Common forms of pure waste identified through VSM include:

• Excessive inventory sitting between process steps (tying up capital and hiding problems)
• Unnecessary transportation of materials
• Waiting times where nothing is happening to the product
• Overproduction (making more than the customer needs, which is often considered the worst form of waste because it triggers other wastes like excess inventory and transportation)

To quantify efficiency, calculate the value-added ratio:

$\text{Value-Added Ratio} = \frac{\text{Value-Added Time}}{\text{Total Lead Time}} \times 100\%$

For example, if your timeline shows 15 minutes of value-added time across all process steps but a total lead time of 10 days (14,400 minutes), your value-added ratio is about 0.1%. That number makes the improvement opportunity very concrete.

Analyzing and Improving the Activity Mix

Once you've categorized activities, the work shifts to maximizing VA time and shrinking everything else. Several techniques help:

• 5 Whys: Ask "why" repeatedly to drill down to the root cause of a non-value-added activity. If parts are always waiting, why? Because the upstream machine has long changeovers. Why? Because tooling isn't standardized. Keep going until you reach a cause you can act on.
• Fishbone (Ishikawa) diagrams: Map out all possible causes of a problem across categories like materials, methods, machines, and manpower. This helps you avoid jumping to conclusions about a single cause.
• SMED (Single Minute Exchange of Die): A structured method for reducing changeover times, often from hours to under 10 minutes, which directly cuts waiting waste.

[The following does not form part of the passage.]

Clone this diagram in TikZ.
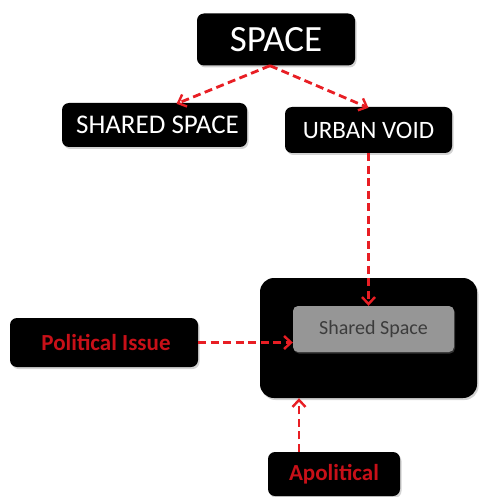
\documentclass[tikz,border=0pt]{standalone}
\usepackage{fontspec}
\setmainfont{Carlito}
\usetikzlibrary{arrows.meta,shadows}
\definecolor{arrred}{RGB}{232,30,36}
\definecolor{txtred}{RGB}{200,16,24}
\definecolor{boxgray}{RGB}{150,150,150}
\definecolor{txtgray}{RGB}{60,60,60}
\tikzset{
  blackbox/.style={fill=black, rounded corners=7pt, inner sep=0pt, text=white,
    drop shadow={shadow xshift=1.5pt, shadow yshift=-2pt, opacity=0.35}},
  graybox/.style={fill=boxgray, rounded corners=5pt, inner sep=0pt, text=txtgray,
    drop shadow={shadow xshift=1pt, shadow yshift=-1.5pt, opacity=0.4}},
  link/.style={draw=arrred, line width=2.8pt, dash pattern=on 8pt off 4.5pt,
    -{Straight Barb[length=7pt,width=13pt,line width=2.4pt]}},
}
\begin{document}
\begin{tikzpicture}[x=1pt,y=-1pt]
\useasboundingbox (0,0) rectangle (482,497);
\node[blackbox, minimum width=158pt, minimum height=52pt, font=\fontsize{37}{40}\selectfont] (space) at (276,39.5) {SPACE};
\node[blackbox, minimum width=185pt, minimum height=44pt, font=\fontsize{27}{30}\selectfont] (shared) at (154.5,125) {\hspace{6pt}SHARED SPACE};
\node[blackbox, minimum width=167pt, minimum height=46pt, font=\fontsize{25}{28}\selectfont] (urban) at (368.5,130) {URBAN VOID};
\node[blackbox, rounded corners=14pt, minimum width=217pt, minimum height=120pt] (big) at (368.5,338) {};
\node[graybox, minimum width=161pt, minimum height=46pt, font=\fontsize{20}{22}\selectfont] (gray) at (373.5,329) {Shared Space};
\node[blackbox, minimum width=188pt, minimum height=49pt, text=txtred, font=\bfseries\fontsize{23}{26}\selectfont] (political) at (104,342.5) {\hspace{4pt}Political Issue};
\node[blackbox, minimum width=132pt, minimum height=44pt, text=txtred, font=\bfseries\fontsize{23}{26}\selectfont] (apol) at (334,474) {Apolitical\hspace{8pt}};
\coordinate (spout) at ([xshift=-6pt]space.south);
\coordinate (apin) at ([xshift=-35pt]apol.north);
\draw[link] (spout) -- ([xshift=22pt,yshift=-1pt]shared.north);
\draw[link] (spout) -- ([yshift=-1pt]urban.north);
\draw[link] (urban.south) -- (gray.north -| urban.south);
\draw[link] (political.east) -- (gray.west |- political.east);
\draw[link] (apin) -- (apin |- big.south);
\end{tikzpicture}
\end{document}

You should also analyze the information flow. Delays in scheduling, approvals, or communication between steps often cause as much waste as physical bottlenecks. Visual management tools like kanban boards and andon signals make non-value-added activities more visible so teams can address them quickly.

Always evaluate the value stream from the customer's perspective. If the customer doesn't care about a step, it's a candidate for elimination or reduction.

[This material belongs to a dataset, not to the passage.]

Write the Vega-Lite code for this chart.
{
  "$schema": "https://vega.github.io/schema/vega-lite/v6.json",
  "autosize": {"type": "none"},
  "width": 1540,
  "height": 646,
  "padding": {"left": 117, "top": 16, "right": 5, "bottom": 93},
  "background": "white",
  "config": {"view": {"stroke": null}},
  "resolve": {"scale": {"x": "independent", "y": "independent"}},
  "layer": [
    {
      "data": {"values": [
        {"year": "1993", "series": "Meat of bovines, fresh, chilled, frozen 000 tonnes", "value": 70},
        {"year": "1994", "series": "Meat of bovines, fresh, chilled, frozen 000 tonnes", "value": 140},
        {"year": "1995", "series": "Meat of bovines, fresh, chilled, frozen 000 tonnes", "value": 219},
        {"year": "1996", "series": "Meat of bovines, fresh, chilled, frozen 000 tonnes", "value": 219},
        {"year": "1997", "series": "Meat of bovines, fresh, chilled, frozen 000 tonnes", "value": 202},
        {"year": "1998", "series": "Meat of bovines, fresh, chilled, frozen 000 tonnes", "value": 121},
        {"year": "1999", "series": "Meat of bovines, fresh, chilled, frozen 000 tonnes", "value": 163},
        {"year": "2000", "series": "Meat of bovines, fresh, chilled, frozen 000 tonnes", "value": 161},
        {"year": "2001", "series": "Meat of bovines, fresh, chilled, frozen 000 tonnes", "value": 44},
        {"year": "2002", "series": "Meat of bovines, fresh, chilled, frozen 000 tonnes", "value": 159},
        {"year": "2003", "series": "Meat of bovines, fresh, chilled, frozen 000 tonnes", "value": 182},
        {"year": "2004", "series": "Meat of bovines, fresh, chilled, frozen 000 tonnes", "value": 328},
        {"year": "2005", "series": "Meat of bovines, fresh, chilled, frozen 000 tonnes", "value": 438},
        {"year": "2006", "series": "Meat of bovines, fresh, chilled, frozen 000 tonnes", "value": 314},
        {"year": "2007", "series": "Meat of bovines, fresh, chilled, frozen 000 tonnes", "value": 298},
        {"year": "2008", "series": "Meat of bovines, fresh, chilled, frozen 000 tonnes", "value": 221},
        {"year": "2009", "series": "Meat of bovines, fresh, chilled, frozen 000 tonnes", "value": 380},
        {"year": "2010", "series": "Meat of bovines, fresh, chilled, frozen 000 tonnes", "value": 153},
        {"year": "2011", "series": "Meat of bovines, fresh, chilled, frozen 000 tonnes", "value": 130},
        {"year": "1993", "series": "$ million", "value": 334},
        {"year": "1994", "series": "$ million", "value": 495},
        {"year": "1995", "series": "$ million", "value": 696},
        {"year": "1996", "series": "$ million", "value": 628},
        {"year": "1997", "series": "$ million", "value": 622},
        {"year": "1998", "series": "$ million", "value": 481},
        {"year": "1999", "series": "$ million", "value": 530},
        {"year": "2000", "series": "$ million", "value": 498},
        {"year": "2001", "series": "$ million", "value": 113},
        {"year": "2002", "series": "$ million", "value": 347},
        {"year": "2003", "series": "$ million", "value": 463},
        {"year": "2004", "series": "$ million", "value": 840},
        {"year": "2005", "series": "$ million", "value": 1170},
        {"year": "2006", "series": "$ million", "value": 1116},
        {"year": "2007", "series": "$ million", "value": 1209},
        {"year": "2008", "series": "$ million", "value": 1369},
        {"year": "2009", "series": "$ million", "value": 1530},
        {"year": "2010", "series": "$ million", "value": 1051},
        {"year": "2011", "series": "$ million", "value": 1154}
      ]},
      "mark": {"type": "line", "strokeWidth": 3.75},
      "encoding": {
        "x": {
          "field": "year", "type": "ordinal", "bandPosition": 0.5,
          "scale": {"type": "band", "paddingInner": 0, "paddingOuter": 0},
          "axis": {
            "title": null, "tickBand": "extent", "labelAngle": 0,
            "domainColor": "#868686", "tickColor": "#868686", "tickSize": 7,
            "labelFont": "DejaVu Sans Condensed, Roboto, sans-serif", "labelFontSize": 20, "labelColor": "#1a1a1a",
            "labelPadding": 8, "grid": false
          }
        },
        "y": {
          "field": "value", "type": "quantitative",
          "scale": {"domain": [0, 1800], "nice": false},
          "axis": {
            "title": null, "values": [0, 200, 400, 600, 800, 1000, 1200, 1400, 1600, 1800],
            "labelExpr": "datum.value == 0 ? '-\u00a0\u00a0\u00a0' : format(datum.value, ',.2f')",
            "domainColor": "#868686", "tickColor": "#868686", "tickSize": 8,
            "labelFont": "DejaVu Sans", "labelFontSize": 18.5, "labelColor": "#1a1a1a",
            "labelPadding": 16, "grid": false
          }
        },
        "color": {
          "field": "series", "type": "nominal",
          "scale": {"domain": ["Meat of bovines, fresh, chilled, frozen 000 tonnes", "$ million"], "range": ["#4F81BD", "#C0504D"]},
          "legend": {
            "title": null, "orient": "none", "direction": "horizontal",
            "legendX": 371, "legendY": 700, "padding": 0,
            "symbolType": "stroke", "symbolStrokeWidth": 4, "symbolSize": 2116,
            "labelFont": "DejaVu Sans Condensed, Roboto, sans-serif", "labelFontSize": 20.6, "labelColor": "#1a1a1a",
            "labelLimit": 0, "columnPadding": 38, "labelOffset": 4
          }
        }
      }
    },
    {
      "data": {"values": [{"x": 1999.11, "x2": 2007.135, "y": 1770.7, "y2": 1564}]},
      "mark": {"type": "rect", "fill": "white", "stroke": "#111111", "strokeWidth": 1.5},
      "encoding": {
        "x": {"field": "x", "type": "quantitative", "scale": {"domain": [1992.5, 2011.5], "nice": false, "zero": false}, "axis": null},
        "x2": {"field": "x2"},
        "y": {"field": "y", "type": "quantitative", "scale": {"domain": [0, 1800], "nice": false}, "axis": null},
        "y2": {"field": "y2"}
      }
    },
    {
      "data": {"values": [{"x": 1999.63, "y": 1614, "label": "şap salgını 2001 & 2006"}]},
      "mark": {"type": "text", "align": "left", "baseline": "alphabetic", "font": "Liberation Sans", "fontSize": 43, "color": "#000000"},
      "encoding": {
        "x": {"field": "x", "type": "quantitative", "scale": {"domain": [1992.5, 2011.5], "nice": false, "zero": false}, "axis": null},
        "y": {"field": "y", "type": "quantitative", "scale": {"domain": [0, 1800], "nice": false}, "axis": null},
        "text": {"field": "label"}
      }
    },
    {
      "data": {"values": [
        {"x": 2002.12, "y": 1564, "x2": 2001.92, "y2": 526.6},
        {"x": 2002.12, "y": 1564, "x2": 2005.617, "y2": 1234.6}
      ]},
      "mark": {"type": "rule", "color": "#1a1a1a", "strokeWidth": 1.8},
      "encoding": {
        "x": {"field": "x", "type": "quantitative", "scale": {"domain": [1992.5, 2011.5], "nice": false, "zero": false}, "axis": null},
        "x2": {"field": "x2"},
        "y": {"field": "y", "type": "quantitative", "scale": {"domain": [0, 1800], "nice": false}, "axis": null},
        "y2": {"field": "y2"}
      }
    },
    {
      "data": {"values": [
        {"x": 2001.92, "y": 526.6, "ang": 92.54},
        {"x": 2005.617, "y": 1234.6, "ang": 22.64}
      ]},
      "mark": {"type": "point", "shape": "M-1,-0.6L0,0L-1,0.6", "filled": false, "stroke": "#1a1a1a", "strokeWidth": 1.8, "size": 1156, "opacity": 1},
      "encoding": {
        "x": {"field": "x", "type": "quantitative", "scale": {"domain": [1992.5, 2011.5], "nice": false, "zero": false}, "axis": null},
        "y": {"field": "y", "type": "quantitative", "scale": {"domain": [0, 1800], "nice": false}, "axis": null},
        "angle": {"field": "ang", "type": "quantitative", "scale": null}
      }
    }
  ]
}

Improvement Plans from Value Stream Mapping

Developing Targeted Improvement Strategies

The gap between your current state and future state maps is your improvement plan. Turning that gap into action involves a few layers:

Short-term (quick wins):

• Organize kaizen events, which are focused, short-duration workshops (typically 3-5 days) targeting a specific problem identified on the map
• Rearrange workstations to reduce transportation waste
• Implement visual controls like floor markings or shadow boards

Long-term (structural changes):

• Redesign facility layouts to support continuous flow
• Implement pull systems with kanban signals
• Introduce new technologies or automation for repetitive, non-value-added tasks

Every improvement action should have:

• A specific, measurable goal (e.g., reduce lead time from 12 days to 7 days)
• A timeline for implementation
• An assigned owner responsible for execution

Develop standardized work procedures for improved processes. Without standardization, improvements tend to drift back toward old habits.

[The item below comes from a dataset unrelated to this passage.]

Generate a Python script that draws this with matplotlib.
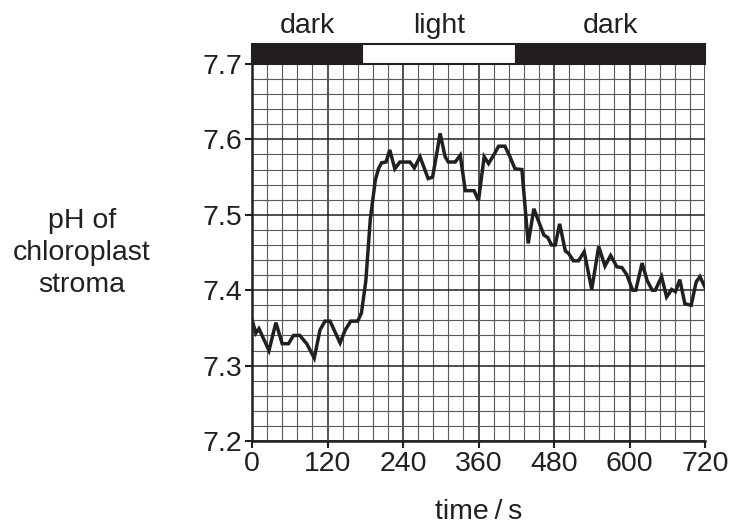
import numpy as np
import matplotlib.pyplot as plt
import matplotlib as mpl
from matplotlib.patches import Rectangle
from matplotlib.ticker import MultipleLocator

mpl.rcParams['font.family'] = ['Liberation Sans', 'DejaVu Sans']

# time (s) and stroma pH
time_s = [0, 6, 11, 27, 38, 48, 58, 66, 76, 87, 99, 108, 116, 124, 140, 148,
          157, 168, 174, 181, 188, 196, 201, 206, 213, 219, 227, 235, 251, 258,
          267, 280, 287, 294, 299, 307, 312, 323, 331, 339, 353, 360, 369, 376,
          384, 392, 402, 410, 418, 429, 439, 448, 458, 464, 470, 476, 482, 489,
          498, 503, 511, 519, 528, 540, 551, 561, 570, 580, 588, 596, 605, 610,
          620, 628, 636, 641, 651, 659, 667, 673, 680, 688, 698, 706, 712, 720]
ph = [7.361, 7.343, 7.349, 7.320, 7.357, 7.329, 7.329, 7.340, 7.340, 7.329,
      7.310, 7.347, 7.359, 7.359, 7.330, 7.347, 7.359, 7.359, 7.370, 7.413,
      7.494, 7.546, 7.561, 7.569, 7.570, 7.586, 7.561, 7.570, 7.570, 7.562,
      7.577, 7.548, 7.550, 7.583, 7.608, 7.577, 7.570, 7.570, 7.579, 7.532,
      7.532, 7.519, 7.577, 7.568, 7.579, 7.591, 7.591, 7.577, 7.561, 7.560,
      7.462, 7.508, 7.486, 7.473, 7.470, 7.460, 7.460, 7.488, 7.452, 7.449,
      7.439, 7.439, 7.451, 7.401, 7.458, 7.432, 7.446, 7.431, 7.430, 7.420,
      7.400, 7.400, 7.436, 7.413, 7.400, 7.400, 7.418, 7.391, 7.401, 7.398,
      7.414, 7.382, 7.380, 7.411, 7.418, 7.404]

# light / dark periods shown in the bar above the grid
periods = ['dark', 'light', 'dark']
period_start = [0, 175, 420]
period_end = [175, 420, 720]
period_fill = ['#231f20', 'white', '#231f20']

x_ticks = [0, 120, 240, 360, 480, 600, 720]
y_ticks = [7.2, 7.3, 7.4, 7.5, 7.6, 7.7]

ink = '#231f20'
fs = 20.5

fig = plt.figure(figsize=(7.34, 5.24), dpi=100)
ax = fig.add_axes([252 / 734, 1 - 441 / 524, 453 / 734, 377 / 524])

ax.set_xlim(0, 720)
ax.set_ylim(7.2, 7.7)
ax.set_xticks(x_ticks)
ax.set_yticks(y_ticks)
ax.set_yticklabels([f'{v:.1f}' for v in y_ticks])
ax.xaxis.set_minor_locator(MultipleLocator(24))
ax.yaxis.set_minor_locator(MultipleLocator(0.02))

ax.grid(which='minor', color='#5a5a5a', lw=0.8)
ax.grid(which='major', color=ink, lw=1.1)
ax.set_axisbelow(True)
ax.tick_params(which='minor', length=0)
ax.tick_params(which='major', direction='out', length=5, width=1.5,
               color=ink, labelsize=fs, labelcolor=ink, pad=2)

for side in ['top', 'right']:
    ax.spines[side].set_visible(False)
for side in ['left', 'bottom']:
    ax.spines[side].set_linewidth(1.8)
    ax.spines[side].set_color(ink)

ax.plot(time_s, ph, color=ink, lw=2.5, solid_joinstyle='miter', zorder=3)

bar_lo, bar_hi = 7.7, 7.727
for name, a, b, c in zip(periods, period_start, period_end, period_fill):
    ax.add_patch(Rectangle((a, bar_lo), b - a, bar_hi - bar_lo, facecolor=c,
                           edgecolor=ink, lw=1.5, clip_on=False, zorder=4))
    ax.text((a + b) / 2, bar_hi + 0.006, name, ha='center', va='bottom',
            fontsize=fs, color=ink, clip_on=False)

fig.text(82 / 734, 1 - 253 / 524, 'pH of\nchloroplast\nstroma', ha='center',
         va='center', fontsize=fs, color=ink, linespacing=1.3)
ax.set_xlabel('time\u2009/\u2009s', fontsize=fs, color=ink, labelpad=16)

fig.savefig('out.png', dpi=100)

Implementing and Sustaining Improvements

Making changes stick is often harder than identifying them. A few practices help:

• Change management: Communicate the "why" behind changes clearly. People resist what they don't understand.
• Training: Build employee skills to match the new processes. A pull system won't work if operators don't understand how to respond to kanban signals.
• KPIs (Key Performance Indicators): Track metrics like lead time, inventory levels, and defect rates before and after changes. If you can't measure it, you can't confirm it improved.
• Feedback loops: Regularly gather input from operators and customers. The people doing the work will spot problems with new processes fastest.

Integrate improvements into your existing quality management systems and standard operating procedures so they become the new baseline, not a one-time project.

Finally, update your value stream map regularly. Today's future state becomes tomorrow's current state. Continuous improvement means the mapping cycle repeats: map, analyze, improve, re-map. That ongoing cycle is what separates organizations that sustain gains from those that slide back.